2005/12/07(水)「ビヨンド The シー 夢見るように歌えば」

 「ビヨンド The シー 夢見るように歌えば」チラシ歌手のボビー・ダーリンの生涯を描いたケヴィン・スペイシー監督作品。前半、愛するサンドラ・ディーに対して「ビヨンド・ザ・シー」を歌う場面やボビーがスターダムに上がっていく段階のハッピーさも、後半、アイデンティティーの危機に見舞われて挫折する場面の暗さも50年代から60年代の音楽映画をお手本にしたかのよう。もちろん、ボビー・ダーリン自身がその時代に生きたスターだからということもあるが、この映画の作り、「Ray レイ」などよりはよほど好きである。

 ケヴィン・スペイシーの歌のうまさには驚く(ダンスはうまくない)。元々口跡の良い役者だと思っていたが、歌声がいいし、歌手としてもやっていけるのではと思えるほど。18曲を収録したというサントラ盤が欲しくなった。映画が好ましいのは監督・製作・主演を務めたスペイシーのボビー・ダーリンへの尊敬の念がにじみ出ているからだろう。暗い場面も絶望的なほどに暗くはならず、音楽を生き甲斐として37歳の若さで死んだボビーを肯定的に描いている。ボブ・ホスキンス、ジョン・グッドマンなど脇の役者たちもいい。

 サンドラ・ディー役のケイト・ボスワースは来年の「スーパーマン・リターンズ」でロイス・レーン役を演じるとのこと。驚いたのはグレタ・スカッキがそのお母さん役で出ていて、見る影もないほど変わっていたこと(いや、よく見れば少しは面影は残ってるんだが)。「推定無罪」のころの輝く美貌はどこに行ったのでしょう。女優のこういう変貌には何度も出くわしているけれど、女優が美しくいられる時間は短いのだなあとつくづく思う。

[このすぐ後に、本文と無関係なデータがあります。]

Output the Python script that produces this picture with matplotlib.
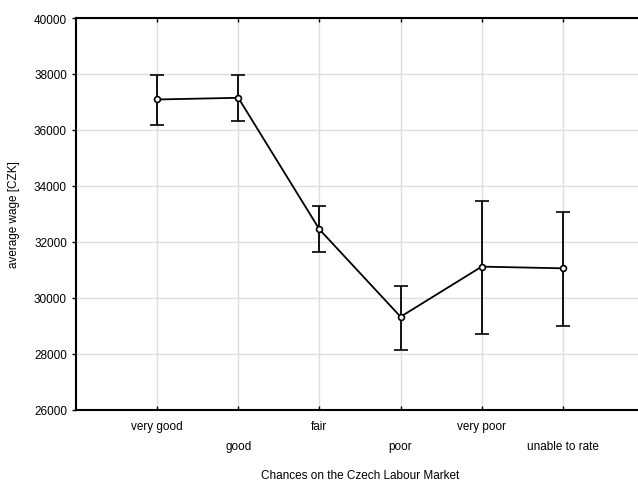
import matplotlib.pyplot as plt
import numpy as np

# chances on the labour market vs mean wage with error bars
categories = ["very good", "good", "fair", "poor", "very poor", "unable to rate"]
mean_wage = [37090, 37150, 32450, 29330, 31120, 31060]
upper = [37975, 37965, 33275, 30420, 33475, 33085]
lower = [36190, 36330, 31630, 28145, 28715, 29010]

plt.rcParams['font.family'] = ['Liberation Sans', 'DejaVu Sans']

fig = plt.figure(figsize=(6.38, 4.81), dpi=100)
ax = fig.add_axes([76 / 638, 1 - 411 / 481, 568 / 638, 392 / 481])

x = np.arange(1, len(categories) + 1)
mean = np.array(mean_wage)
yerr = [mean - np.array(lower), np.array(upper) - mean]

ax.errorbar(x, mean, yerr=yerr, color='black', lw=1.3, elinewidth=1.3,
            capsize=5, capthick=1.3, marker='o', markersize=4.2,
            markerfacecolor='white', markeredgecolor='black', markeredgewidth=1.2,
            zorder=3)

ax.set_xlim(0, 7)
ax.set_ylim(26000, 40000)
ax.set_yticks(np.arange(26000, 40001, 2000))
ax.set_xticks(x)
labels = [c if i % 2 == 0 else "\n" + c for i, c in enumerate(categories)]
ax.set_xticklabels(labels, fontsize=8.5, linespacing=1.8)
ax.tick_params(axis='y', labelsize=8.5, direction='out', length=3, width=1)
ax.tick_params(axis='x', direction='in', length=3, width=1, top=True, pad=7.5)

ax.grid(True, color='#dddddd', lw=1)
ax.set_axisbelow(True)
for s in ['left', 'bottom', 'top']:
    ax.spines[s].set_linewidth(1.5)
ax.spines['right'].set_visible(False)

ax.set_ylabel("average wage [CZK]", fontsize=8.5, labelpad=10)
ax.set_xlabel("Chances on the Czech Labour Market", fontsize=8.5, labelpad=12.5)

fig.savefig("out.png", dpi=100)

 この映画、アメリカ映画かと思ったら、イギリスとドイツの合作映画だった。それにしてもカタカナと英語をまぜたこの邦題は何とかならなかったのか。センスがまったくないな。

 ついでに書いておけば、「スーパーマン・リターンズ」の監督は「X-メン」のブライアン・シンガーで、レックス・ルーサー役でケヴィン・スペイシーが出演する。スーパーマン役はブランドン・ラウス(Brandon Routh)。